Output the material below unchanged, apart from leaving out the pictures.
____________
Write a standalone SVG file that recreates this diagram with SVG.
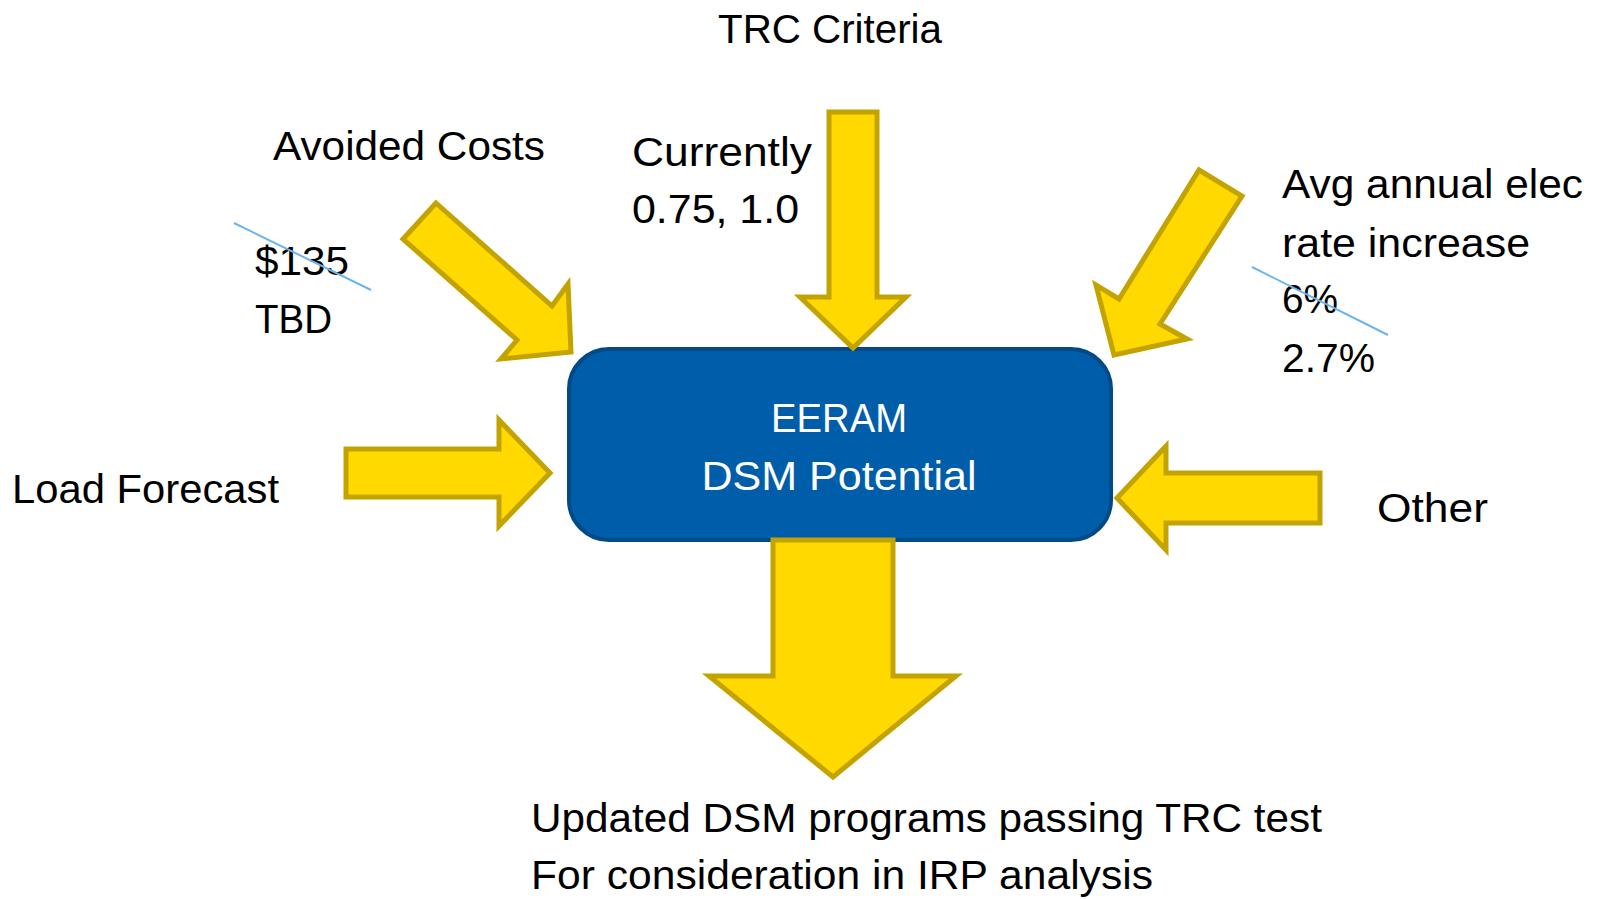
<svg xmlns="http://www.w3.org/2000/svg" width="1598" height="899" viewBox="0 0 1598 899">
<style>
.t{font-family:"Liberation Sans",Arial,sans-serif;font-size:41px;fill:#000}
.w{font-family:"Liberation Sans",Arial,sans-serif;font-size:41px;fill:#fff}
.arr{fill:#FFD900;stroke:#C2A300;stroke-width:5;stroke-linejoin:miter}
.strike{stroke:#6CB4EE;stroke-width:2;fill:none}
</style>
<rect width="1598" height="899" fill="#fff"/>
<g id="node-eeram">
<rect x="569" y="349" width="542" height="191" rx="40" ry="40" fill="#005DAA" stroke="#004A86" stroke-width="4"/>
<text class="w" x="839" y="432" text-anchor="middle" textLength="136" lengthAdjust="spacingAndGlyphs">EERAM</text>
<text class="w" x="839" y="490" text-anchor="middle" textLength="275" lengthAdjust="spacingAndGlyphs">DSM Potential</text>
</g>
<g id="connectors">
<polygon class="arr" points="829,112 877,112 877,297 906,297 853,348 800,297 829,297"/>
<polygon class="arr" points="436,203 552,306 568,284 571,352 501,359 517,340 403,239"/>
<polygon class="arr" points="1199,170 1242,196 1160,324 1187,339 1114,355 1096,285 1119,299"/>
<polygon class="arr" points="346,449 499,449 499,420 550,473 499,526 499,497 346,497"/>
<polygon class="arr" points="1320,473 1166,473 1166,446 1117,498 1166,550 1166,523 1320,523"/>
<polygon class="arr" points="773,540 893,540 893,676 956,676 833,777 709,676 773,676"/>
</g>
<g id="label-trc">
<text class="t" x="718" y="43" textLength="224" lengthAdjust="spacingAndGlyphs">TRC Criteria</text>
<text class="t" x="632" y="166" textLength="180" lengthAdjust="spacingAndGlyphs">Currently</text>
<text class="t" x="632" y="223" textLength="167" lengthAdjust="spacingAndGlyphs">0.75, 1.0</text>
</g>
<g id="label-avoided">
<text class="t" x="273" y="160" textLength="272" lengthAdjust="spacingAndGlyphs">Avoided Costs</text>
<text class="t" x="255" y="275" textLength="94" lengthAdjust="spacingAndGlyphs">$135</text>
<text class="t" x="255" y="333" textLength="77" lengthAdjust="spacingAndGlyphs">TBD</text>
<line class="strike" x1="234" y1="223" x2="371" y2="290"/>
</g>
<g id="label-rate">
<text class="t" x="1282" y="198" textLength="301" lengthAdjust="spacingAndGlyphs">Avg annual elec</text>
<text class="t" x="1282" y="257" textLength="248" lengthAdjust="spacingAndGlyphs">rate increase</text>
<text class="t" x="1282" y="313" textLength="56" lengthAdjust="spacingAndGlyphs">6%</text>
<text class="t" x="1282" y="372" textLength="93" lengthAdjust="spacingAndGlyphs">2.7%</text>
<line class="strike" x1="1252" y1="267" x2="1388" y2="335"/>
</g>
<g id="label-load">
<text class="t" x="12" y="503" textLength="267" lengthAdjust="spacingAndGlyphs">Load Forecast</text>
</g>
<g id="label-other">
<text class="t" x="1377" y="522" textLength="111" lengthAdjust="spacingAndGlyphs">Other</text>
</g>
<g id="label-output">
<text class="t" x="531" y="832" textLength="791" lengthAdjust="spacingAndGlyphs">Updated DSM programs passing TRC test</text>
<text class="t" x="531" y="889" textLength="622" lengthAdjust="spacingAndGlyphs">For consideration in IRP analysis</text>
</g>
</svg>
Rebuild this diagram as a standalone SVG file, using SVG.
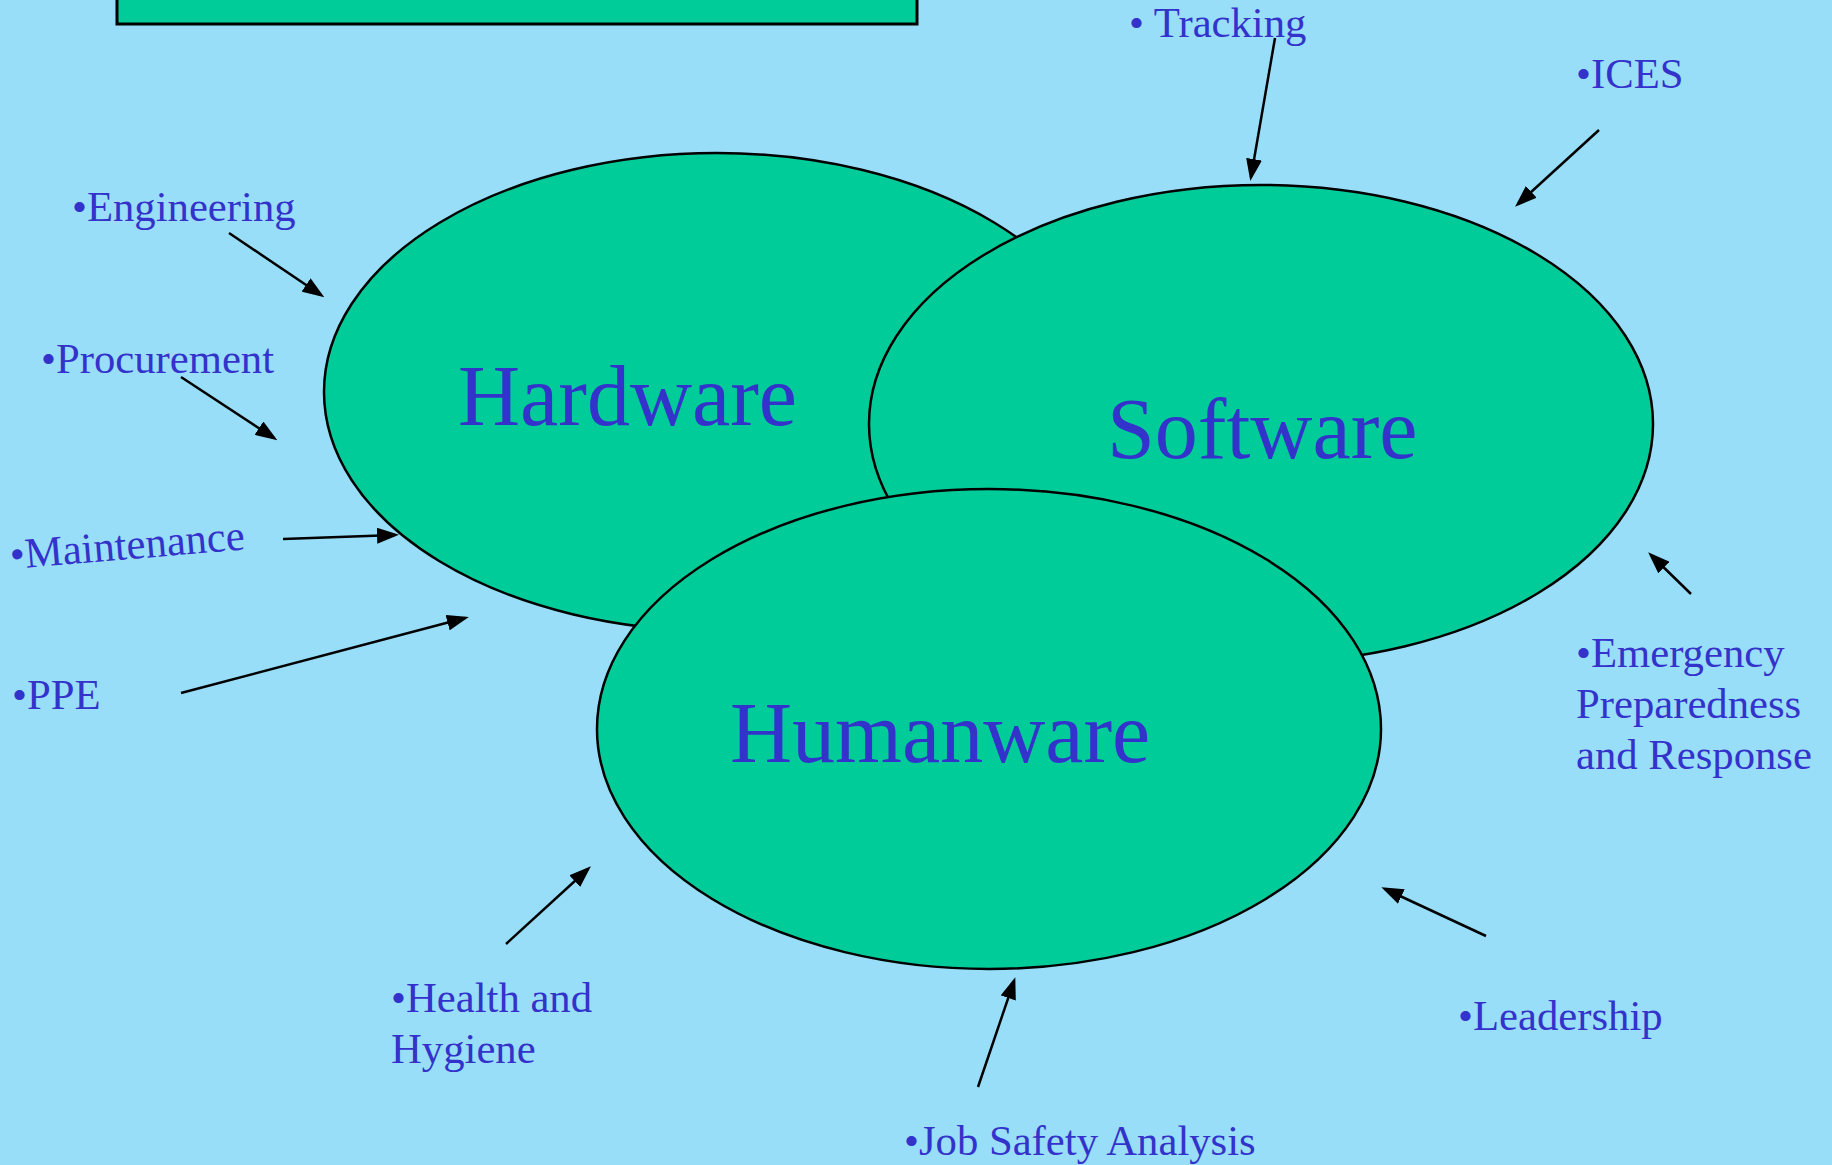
____________
> [Worked answer]
Write a standalone SVG file that recreates this diagram with SVG.
<svg xmlns="http://www.w3.org/2000/svg" width="1598" height="899" viewBox="0 0 1598 899">
<style>
.t{font-family:"Liberation Sans",Arial,sans-serif;font-size:41px;fill:#000}
.w{font-family:"Liberation Sans",Arial,sans-serif;font-size:41px;fill:#fff}
.arr{fill:#FFD900;stroke:#C2A300;stroke-width:5;stroke-linejoin:miter}
.strike{stroke:#6CB4EE;stroke-width:2;fill:none}
</style>
<rect width="1598" height="899" fill="#fff"/>
<g id="node-eeram">
<rect x="569" y="349" width="542" height="191" rx="40" ry="40" fill="#005DAA" stroke="#004A86" stroke-width="4"/>
<text class="w" x="839" y="432" text-anchor="middle" textLength="136" lengthAdjust="spacingAndGlyphs">EERAM</text>
<text class="w" x="839" y="490" text-anchor="middle" textLength="275" lengthAdjust="spacingAndGlyphs">DSM Potential</text>
</g>
<g id="connectors">
<polygon class="arr" points="829,112 877,112 877,297 906,297 853,348 800,297 829,297"/>
<polygon class="arr" points="436,203 552,306 568,284 571,352 501,359 517,340 403,239"/>
<polygon class="arr" points="1199,170 1242,196 1160,324 1187,339 1114,355 1096,285 1119,299"/>
<polygon class="arr" points="346,449 499,449 499,420 550,473 499,526 499,497 346,497"/>
<polygon class="arr" points="1320,473 1166,473 1166,446 1117,498 1166,550 1166,523 1320,523"/>
<polygon class="arr" points="773,540 893,540 893,676 956,676 833,777 709,676 773,676"/>
</g>
<g id="label-trc">
<text class="t" x="718" y="43" textLength="224" lengthAdjust="spacingAndGlyphs">TRC Criteria</text>
<text class="t" x="632" y="166" textLength="180" lengthAdjust="spacingAndGlyphs">Currently</text>
<text class="t" x="632" y="223" textLength="167" lengthAdjust="spacingAndGlyphs">0.75, 1.0</text>
</g>
<g id="label-avoided">
<text class="t" x="273" y="160" textLength="272" lengthAdjust="spacingAndGlyphs">Avoided Costs</text>
<text class="t" x="255" y="275" textLength="94" lengthAdjust="spacingAndGlyphs">$135</text>
<text class="t" x="255" y="333" textLength="77" lengthAdjust="spacingAndGlyphs">TBD</text>
<line class="strike" x1="234" y1="223" x2="371" y2="290"/>
</g>
<g id="label-rate">
<text class="t" x="1282" y="198" textLength="301" lengthAdjust="spacingAndGlyphs">Avg annual elec</text>
<text class="t" x="1282" y="257" textLength="248" lengthAdjust="spacingAndGlyphs">rate increase</text>
<text class="t" x="1282" y="313" textLength="56" lengthAdjust="spacingAndGlyphs">6%</text>
<text class="t" x="1282" y="372" textLength="93" lengthAdjust="spacingAndGlyphs">2.7%</text>
<line class="strike" x1="1252" y1="267" x2="1388" y2="335"/>
</g>
<g id="label-load">
<text class="t" x="12" y="503" textLength="267" lengthAdjust="spacingAndGlyphs">Load Forecast</text>
</g>
<g id="label-other">
<text class="t" x="1377" y="522" textLength="111" lengthAdjust="spacingAndGlyphs">Other</text>
</g>
<g id="label-output">
<text class="t" x="531" y="832" textLength="791" lengthAdjust="spacingAndGlyphs">Updated DSM programs passing TRC test</text>
<text class="t" x="531" y="889" textLength="622" lengthAdjust="spacingAndGlyphs">For consideration in IRP analysis</text>
</g>
</svg>
Rebuild this diagram as a standalone SVG file, using SVG.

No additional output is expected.